Sonora's Ranchers Are Holding the Line on a Parasite While the US Border Stays Closed
Screwworm is marching north through Mexican livestock corridors while the US border stays shut on Sonora cattle exports. The state cattle union is patrolling two fronts at once with 1.9 million head on the line.
The Unión Ganadera Regional de Sonora is reinforcing surveillance along its eastern border to keep screwworm out of the state's cattle herds while producers wait for the US border to reopen to Mexican livestock exports. The state's cattle sector has been caught between two threats since late 2024: a flesh-eating parasite moving north through Mexico and a closed American border that has gutted the export market on which Sonora's ranchers depend.
The screwworm, Cochliomyia hominivorax, is a parasitic fly whose larvae burrow into open wounds on warm-blooded animals, consuming living tissue. It was largely eradicated from North America through decades of sterile insect technique programs in which irradiated flies were released to interrupt the reproductive cycle. But recent years have brought outbreaks in southern Mexico, particularly Chiapas, marching north through livestock corridors toward the US border. The US responded by closing the border to Mexican cattle imports in late 2024 after screwworm detections triggered an animal health emergency.

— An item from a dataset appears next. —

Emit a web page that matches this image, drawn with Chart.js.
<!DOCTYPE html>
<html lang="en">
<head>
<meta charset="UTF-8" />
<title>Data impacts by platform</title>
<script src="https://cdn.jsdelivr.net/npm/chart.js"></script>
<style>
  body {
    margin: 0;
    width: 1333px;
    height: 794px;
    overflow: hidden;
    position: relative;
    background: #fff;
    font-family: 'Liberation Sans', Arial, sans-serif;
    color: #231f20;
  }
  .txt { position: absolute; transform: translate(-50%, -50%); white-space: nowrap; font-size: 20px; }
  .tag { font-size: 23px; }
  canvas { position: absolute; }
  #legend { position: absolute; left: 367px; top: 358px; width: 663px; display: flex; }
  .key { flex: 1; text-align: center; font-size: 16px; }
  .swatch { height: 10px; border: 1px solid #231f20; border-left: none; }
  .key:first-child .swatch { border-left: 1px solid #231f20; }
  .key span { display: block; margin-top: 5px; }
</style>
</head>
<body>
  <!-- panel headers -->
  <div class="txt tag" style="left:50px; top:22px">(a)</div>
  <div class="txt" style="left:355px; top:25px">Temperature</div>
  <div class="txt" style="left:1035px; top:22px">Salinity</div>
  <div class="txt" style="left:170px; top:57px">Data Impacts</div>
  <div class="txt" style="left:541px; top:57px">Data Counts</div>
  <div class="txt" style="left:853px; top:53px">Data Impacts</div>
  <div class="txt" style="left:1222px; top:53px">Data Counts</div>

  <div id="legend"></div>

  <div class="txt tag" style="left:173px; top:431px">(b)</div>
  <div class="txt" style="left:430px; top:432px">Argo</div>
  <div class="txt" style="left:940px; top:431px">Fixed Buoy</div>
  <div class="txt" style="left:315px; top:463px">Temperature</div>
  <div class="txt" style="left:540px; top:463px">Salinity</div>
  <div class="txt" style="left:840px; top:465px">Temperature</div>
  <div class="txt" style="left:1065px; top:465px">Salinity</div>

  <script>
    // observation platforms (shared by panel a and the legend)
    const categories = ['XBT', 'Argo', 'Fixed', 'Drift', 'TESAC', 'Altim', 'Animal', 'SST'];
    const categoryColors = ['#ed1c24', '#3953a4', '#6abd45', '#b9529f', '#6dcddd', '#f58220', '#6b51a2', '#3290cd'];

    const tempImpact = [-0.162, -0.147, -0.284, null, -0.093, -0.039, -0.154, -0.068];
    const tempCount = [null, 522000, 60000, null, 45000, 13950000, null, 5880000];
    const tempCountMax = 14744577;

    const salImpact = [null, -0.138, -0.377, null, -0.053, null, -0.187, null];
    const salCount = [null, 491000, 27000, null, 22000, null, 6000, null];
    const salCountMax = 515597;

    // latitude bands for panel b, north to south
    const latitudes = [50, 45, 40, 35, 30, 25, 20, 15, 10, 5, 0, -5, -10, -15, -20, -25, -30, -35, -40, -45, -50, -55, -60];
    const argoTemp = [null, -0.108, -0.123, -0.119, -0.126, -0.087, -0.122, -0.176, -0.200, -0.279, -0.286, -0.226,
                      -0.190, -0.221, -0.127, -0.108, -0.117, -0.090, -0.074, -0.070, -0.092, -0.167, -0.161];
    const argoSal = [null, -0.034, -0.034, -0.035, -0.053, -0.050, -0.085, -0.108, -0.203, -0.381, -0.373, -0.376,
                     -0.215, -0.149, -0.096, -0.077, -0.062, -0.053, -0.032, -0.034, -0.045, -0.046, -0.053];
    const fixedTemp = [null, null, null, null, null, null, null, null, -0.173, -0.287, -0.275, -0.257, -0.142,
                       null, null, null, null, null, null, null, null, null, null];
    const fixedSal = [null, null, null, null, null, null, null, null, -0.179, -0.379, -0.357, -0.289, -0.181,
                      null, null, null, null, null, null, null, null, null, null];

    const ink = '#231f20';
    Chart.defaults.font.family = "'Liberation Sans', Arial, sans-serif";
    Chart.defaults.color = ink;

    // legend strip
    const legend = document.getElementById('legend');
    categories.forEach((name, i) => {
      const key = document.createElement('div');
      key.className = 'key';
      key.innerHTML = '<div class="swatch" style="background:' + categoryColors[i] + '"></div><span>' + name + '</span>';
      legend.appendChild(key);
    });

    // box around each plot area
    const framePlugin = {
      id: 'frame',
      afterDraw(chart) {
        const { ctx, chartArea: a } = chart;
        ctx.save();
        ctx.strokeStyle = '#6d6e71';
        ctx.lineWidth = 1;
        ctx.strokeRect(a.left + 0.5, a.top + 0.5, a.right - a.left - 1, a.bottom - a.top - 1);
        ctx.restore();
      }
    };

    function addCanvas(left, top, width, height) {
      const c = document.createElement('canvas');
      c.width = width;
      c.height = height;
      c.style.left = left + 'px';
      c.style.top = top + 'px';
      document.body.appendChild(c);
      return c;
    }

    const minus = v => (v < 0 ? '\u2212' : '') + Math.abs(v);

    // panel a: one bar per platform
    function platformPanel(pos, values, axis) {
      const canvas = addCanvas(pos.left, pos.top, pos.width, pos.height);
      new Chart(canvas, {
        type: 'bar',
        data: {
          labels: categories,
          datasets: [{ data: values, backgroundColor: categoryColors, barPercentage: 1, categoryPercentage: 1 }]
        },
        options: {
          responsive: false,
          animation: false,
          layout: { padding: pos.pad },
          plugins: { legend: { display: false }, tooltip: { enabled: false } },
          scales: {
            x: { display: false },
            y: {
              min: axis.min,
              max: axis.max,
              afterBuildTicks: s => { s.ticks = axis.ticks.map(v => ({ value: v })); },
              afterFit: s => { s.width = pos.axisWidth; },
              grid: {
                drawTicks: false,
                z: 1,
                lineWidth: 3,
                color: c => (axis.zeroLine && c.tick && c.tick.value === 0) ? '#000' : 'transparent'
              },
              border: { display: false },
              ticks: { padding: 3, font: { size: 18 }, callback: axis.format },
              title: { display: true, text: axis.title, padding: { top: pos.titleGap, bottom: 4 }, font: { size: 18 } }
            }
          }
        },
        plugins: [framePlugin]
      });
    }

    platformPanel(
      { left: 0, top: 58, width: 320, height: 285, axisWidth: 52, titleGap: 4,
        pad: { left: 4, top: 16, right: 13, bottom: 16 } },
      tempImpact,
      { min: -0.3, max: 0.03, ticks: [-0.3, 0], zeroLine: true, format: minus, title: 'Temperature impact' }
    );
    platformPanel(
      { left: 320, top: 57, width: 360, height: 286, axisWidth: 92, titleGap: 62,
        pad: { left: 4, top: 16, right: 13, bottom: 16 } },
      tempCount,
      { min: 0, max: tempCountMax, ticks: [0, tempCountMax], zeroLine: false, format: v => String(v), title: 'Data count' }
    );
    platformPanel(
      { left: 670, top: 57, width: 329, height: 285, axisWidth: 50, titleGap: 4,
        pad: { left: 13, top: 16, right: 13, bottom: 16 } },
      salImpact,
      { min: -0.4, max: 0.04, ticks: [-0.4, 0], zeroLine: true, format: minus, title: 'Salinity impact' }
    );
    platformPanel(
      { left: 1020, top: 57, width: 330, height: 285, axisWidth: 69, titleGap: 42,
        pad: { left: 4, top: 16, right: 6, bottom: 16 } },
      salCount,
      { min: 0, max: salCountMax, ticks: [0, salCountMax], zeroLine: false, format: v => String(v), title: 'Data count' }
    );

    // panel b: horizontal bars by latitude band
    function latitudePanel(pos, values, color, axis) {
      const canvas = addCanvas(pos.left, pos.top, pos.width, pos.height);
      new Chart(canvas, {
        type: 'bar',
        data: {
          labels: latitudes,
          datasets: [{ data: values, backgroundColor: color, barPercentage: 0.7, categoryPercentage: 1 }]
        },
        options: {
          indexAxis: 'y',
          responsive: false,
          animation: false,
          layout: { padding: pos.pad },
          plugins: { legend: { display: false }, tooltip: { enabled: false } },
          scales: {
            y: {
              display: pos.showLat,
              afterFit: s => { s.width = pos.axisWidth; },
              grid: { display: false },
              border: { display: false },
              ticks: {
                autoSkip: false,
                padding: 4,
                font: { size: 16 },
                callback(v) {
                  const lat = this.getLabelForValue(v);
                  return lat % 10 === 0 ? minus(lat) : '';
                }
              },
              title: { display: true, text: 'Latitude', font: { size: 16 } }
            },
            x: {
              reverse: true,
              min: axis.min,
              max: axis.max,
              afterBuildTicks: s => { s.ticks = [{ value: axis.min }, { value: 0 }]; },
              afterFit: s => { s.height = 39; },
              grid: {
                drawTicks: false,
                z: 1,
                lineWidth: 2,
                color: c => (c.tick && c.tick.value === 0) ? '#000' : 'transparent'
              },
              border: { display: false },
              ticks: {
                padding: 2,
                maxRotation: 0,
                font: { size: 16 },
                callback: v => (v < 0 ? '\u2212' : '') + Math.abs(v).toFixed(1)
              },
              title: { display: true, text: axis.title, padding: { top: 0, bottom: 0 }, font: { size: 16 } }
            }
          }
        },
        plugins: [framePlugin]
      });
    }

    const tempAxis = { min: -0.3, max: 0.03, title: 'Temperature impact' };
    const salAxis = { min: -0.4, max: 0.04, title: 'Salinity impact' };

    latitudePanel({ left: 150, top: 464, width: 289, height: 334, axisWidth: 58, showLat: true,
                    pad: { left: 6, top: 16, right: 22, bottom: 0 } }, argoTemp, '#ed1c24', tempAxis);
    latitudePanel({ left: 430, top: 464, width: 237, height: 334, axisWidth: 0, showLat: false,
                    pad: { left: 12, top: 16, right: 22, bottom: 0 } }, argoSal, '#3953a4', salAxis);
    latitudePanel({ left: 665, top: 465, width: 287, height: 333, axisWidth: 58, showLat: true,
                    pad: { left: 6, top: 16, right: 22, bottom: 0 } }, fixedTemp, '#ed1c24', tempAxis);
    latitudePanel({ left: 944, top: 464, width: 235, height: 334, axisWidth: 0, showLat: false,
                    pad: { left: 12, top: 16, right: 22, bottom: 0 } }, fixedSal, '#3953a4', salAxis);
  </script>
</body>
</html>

Sonora is one of Mexico's largest cattle-producing states, with roughly 1.9 million head according to the most recent agricultural census. It is also the primary pipeline for live cattle exports to the United States, a trade worth hundreds of millions of dollars annually that ranchers depend on for their margins. The border closure has forced Sonora's cattle into an oversaturated domestic market, driving live-cattle prices down and leaving feedlots operating below capacity.
The UGRS, which represents Sonora's cattle producers, said it has stepped up surveillance operations along its border with Chihuahua to detect and contain any screwworm cases before they reach Sonora. The organization continues to press federal authorities for accelerated reopening protocols at the US border. "Continuamos a la espera de la reapertura de la frontera para la exportación hacia Estados Unidos," the organization stated.
The surveillance push is a stopgap born of necessity. Sonora cannot export live cattle to the US without USDA clearance, and USDA clearance requires Mexico to demonstrate screwworm-free status in the export zone. The state's cattlemen have been watching herds in Chihuahua and northern Durango for signs of infestation while the diplomatic and veterinary bureaucracies negotiate inspection and certification timelines that have already stretched longer than most ranchers expected when the first border restrictions came down. Those negotiations have dragged on for months, slowed by divergent views between the US and Mexico on what constitutes sufficient surveillance coverage along the proposed export corridor. USDA inspectors want testing protocols that Mexican agricultural officials call excessive given the absence of confirmed screwworm cases in northern Mexico.
Screwworm infestations can devastate cattle operations. The fly lays eggs in wounds as small as a tick bite. The hatched larvae burrow into flesh, causing deep lesions that attract more flies. A single infestation can kill an untreated animal within two weeks. The economic toll of the outbreaks detected in southern Mexico in recent years has been substantial in the affected states, though exact figures are disputed between federal authorities and livestock organizations.
Mexico's agriculture ministry and USDA have conducted joint inspections in states along the proposed export corridor, and there have been incremental steps, like the reopening of some border facilities for limited shipments of feeder cattle. But the full-volume trade that Sonora depends on remains paused. Some Sonora ranchers have looked south, selling cattle to buyers in Sinaloa and Nayarit who feed the domestic market, though prices there run fifteen to twenty percent below US-bound rates, squeezing margins for producers who built their operations around the export pipeline. For now, the UGRS fights on two fronts: watching the eastern border for the worm and pushing federal officials to get the northern border back open.
The state's ranchers would prefer the full reopening of US markets, but they know the science on screwworm will determine the timeline as much as any political negotiation in Washington or Mexico City. A certified screwworm-free zone could open the gates. A new detection near Sonora could close them again. The UGRS patrols both borders at once: one against politics, the other against a parasite that does not care about either. For Sonora's ranchers, the cattle keep eating, the border stays shut, and the surveillance trucks keep running the eastern roads looking for any sign of the worm that could make everything worse.